Pewnego ranka, kiedy weszłam do koziarni Hrabianka zaczepnie zaglądała do zagródki Fidela i kręciła ogonkiem, pomyślałam, że ma dobry humor i wypuściłam kozy, żeby zaprowadzić je na łąkę, no i wtedy okazało się, co oznaczał ten dobry humor naszej Najjaśniejszej :)  zaczęła biegać za Fidelem i narzucać się mu w sposób bardzo niewyszukany, po prostu zaczęła się u niej ruja. Niewiele myśląc - kozy na pastwisko, a Fidela przeprowadziliśmy w inne miejsce, bliżej domu, nie zdążyliśmy jednak dojść do celu, a Hrabianka już była obok nas. Nie bacząc na elektrycznego pastucha, którego boi się jak ognia uciekła z łąki i pobiegła w ślad za ukochanym -no myślimy sobie, nie ma rady i tak dwa dni Hrabianka spędziła w koziarni na kwarantannie, pomekując żałosnie, a mnie serce kroiło się na kawałeczki, ale cóż począć - amory muszą poczekać. Po tym czasie wszystko wróciło do normy i próby zbliżenia się Fidela, kwituje rogami, będzie spokój na jakieś trzy tygodnie do następnej rui.

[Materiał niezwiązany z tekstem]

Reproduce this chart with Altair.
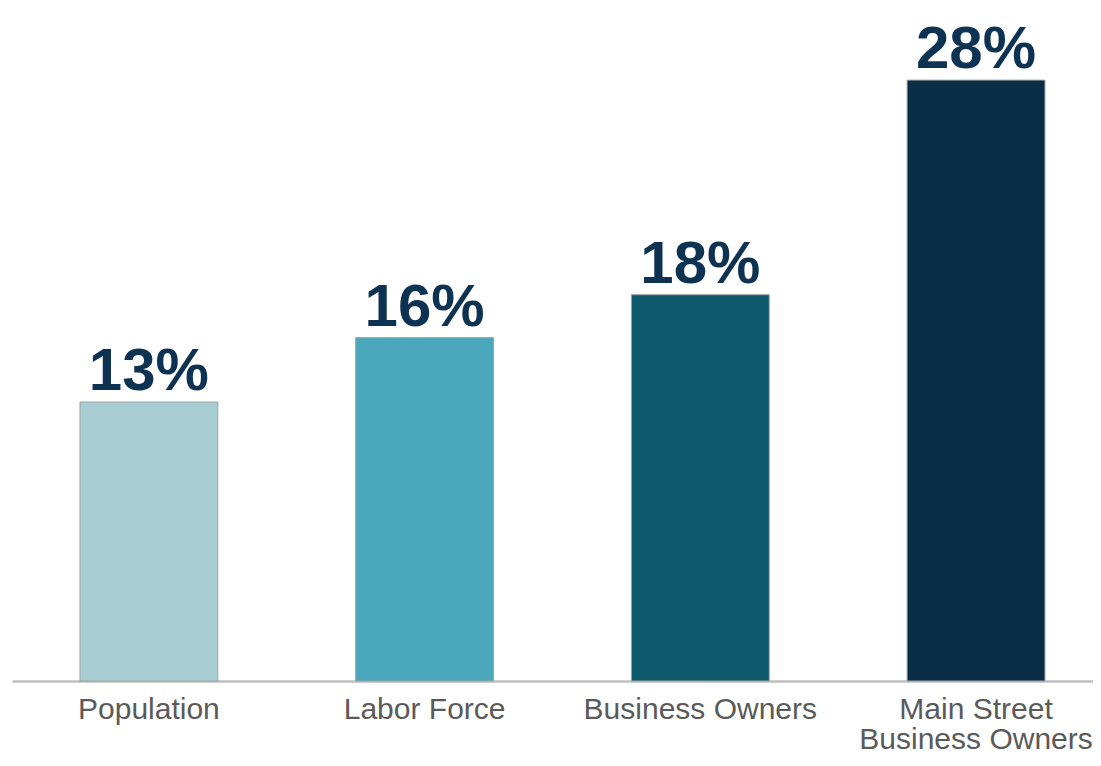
import altair as alt
import pandas as pd

categories = ["Population", "Labor Force", "Business Owners", "Main Street|Business Owners"]
values = [13, 16, 18, 28]
labels = ["13%", "16%", "18%", "28%"]
colors = ["#a7cdd3", "#4ba7bb", "#0d5a6c", "#0a2d48"]

df = pd.DataFrame({"category": categories, "value": values, "label": labels})

FONT = "Liberation Sans, Arial, sans-serif"

x = alt.X(
    "category:N",
    sort=categories,
    title=None,
    scale=alt.Scale(paddingInner=0.5, paddingOuter=0.2104, align=0.586),
    axis=alt.Axis(
        labelAngle=0,
        ticks=False,
        domainColor="#bfbfbf",
        domainWidth=2.5,
        labelFont=FONT,
        labelFontSize=30,
        labelColor="#5a5a5a",
        labelPadding=13,
        labelLimit=400,
        labelOverlap=False,
        labelExpr="split(datum.label, '|')",
        labelLineHeight=30,
    ),
)
y = alt.Y("value:Q", scale=alt.Scale(domain=[0, 31.36], nice=False), axis=None)

bars = alt.Chart(df).mark_bar(stroke="#a0a0a0", strokeWidth=1).encode(
    x=x,
    y=y,
    color=alt.Color("category:N", scale=alt.Scale(domain=categories, range=colors), legend=None),
)

text = alt.Chart(df).mark_text(
    baseline="alphabetic", dy=-12, font=FONT, fontSize=60, fontWeight="bold", color="#0e3352"
).encode(x=x, y=y, text="label:N")

chart = (
    alt.layer(bars, text)
    .properties(
        width=1081,
        height=673,
        autosize=alt.AutoSizeParams(type="none"),
        padding={"left": 4, "top": 0, "right": 0, "bottom": 72},
    )
    .configure_view(stroke=None)
)

chart.save("out.html", embed_options={"renderer": "svg", "actions": False})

Jesień zbliża sie nieuchronnie, drzewa już zaczynają rudzieć, zwykle dzieje się tak w październiku, cóż jesień, jesień idzie.




To lato było dla mnie pracowite, goście przyjeżdżali i wyjeżdżali, tego lata poznałam wielu ciekawych ludzi, którzy przywieźli ze sobą do Jolinkowa przeróżne opowieści, teraz nadchodzi czas robienia przetworów na zimę i może w końcu uda mi się pójść na grzyby - tak bardzo to lubię.
Tak już na koniec tego posta, zadam Wam pytanie. Czy wiecie może co czyta ten anioł? I co ta lektura mogła spowodować? Jest to anioł zrobiony przez Emilkę pod moim skromnym okiem, moim zdaniem jest przepiękny i pojechał gdzieś tam w Polskę, jeszcze nie ma twarzy, ale na wszystko przyjdzie czas..





Ślę buziaki dla Was Wszystkich, takie pachnące dymem z ogniska :)
Tojav w komentarzu, słusznie zauważyła, że anioł nie może czytać, bo nie ma oczu, więc może inaczej - Co jest nie tak z tym aniołem?